Former President Donald Trump garnered 38% of the Hispanic vote in 2020, a major improvement with this key bloc that some Republicans attribute to the Democratic Party’s embrace of “progressive woke-ism.”

Trump topped his abysmal 2016 performance with Hispanic voters by 10 percentage points, according to a post-election survey from the Pew Research Center. Some of the credit, say Republican operatives who have spent years encouraging Hispanics to support GOP candidates, belongs to the former president’s jobs-focused economic agenda. But the significant Hispanic shift toward Trump might never have happened, they emphasize, absent their perception that Democrats veered sharply left on cultural issues.

Specifically, proposals to defund the police and abolish Immigration and Customs Enforcement, plus support for a robust climate agenda that would eliminate the use of fossil fuels, sent Hispanics fleeing into the arms of Trump and the Republicans.

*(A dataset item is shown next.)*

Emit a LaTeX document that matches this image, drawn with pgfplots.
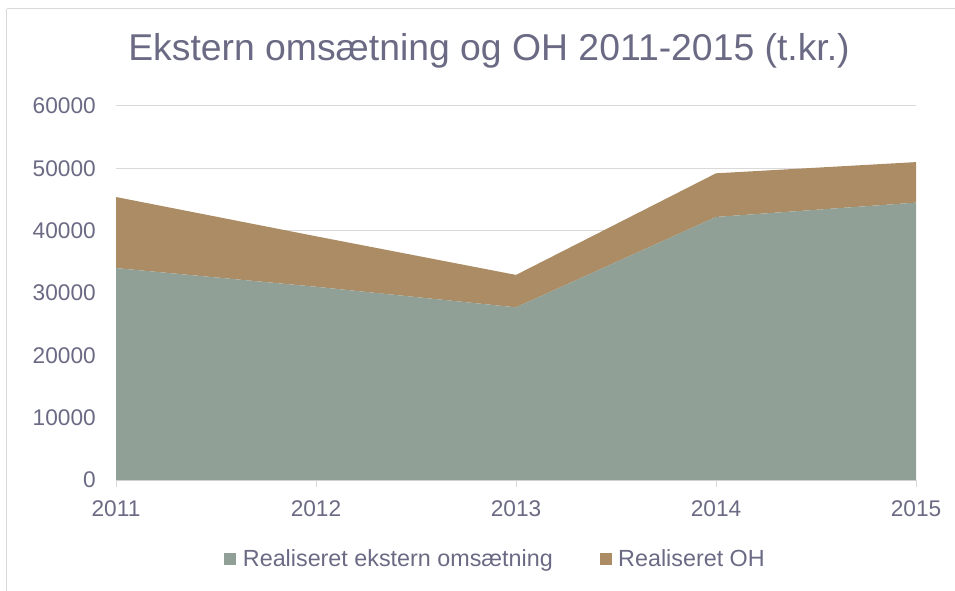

That’s the conclusion drawn by Daniel Garza, a GOP operative who works in the trenches trying to boost Hispanic support for Republicans and runs LIBRE Initiative, a conservative group focused on outreach to this critical cohort.

“They are rejecting woke progressivism,” Garza told the Washington Examiner in a telephone interview Tuesday.

Ed Espinoza, a Democratic operative in Texas who focuses on Hispanic turnout, rejects Republican claims that 2020 marked a turning point in the party’s quest to become more competitive with this demographic. Espinoza especially takes issue with the notion that the Democratic Party took a cultural left turn that caused Hispanics to switch allegiances. Indeed, it did not surprise him at all that slightly more than one-third of Hispanics supported Trump over President Joe Biden.

“This is a community that is not a monolith,” Espinoza said. “Latinos are not a base electorate — they are a persuasion and base electorate.” In other words, Espinoza explained, it’s always been a mistake to assume that Hispanics are, as a rule, Democratic base voters and therefore impervious to the right campaign pitch, from the right Republican.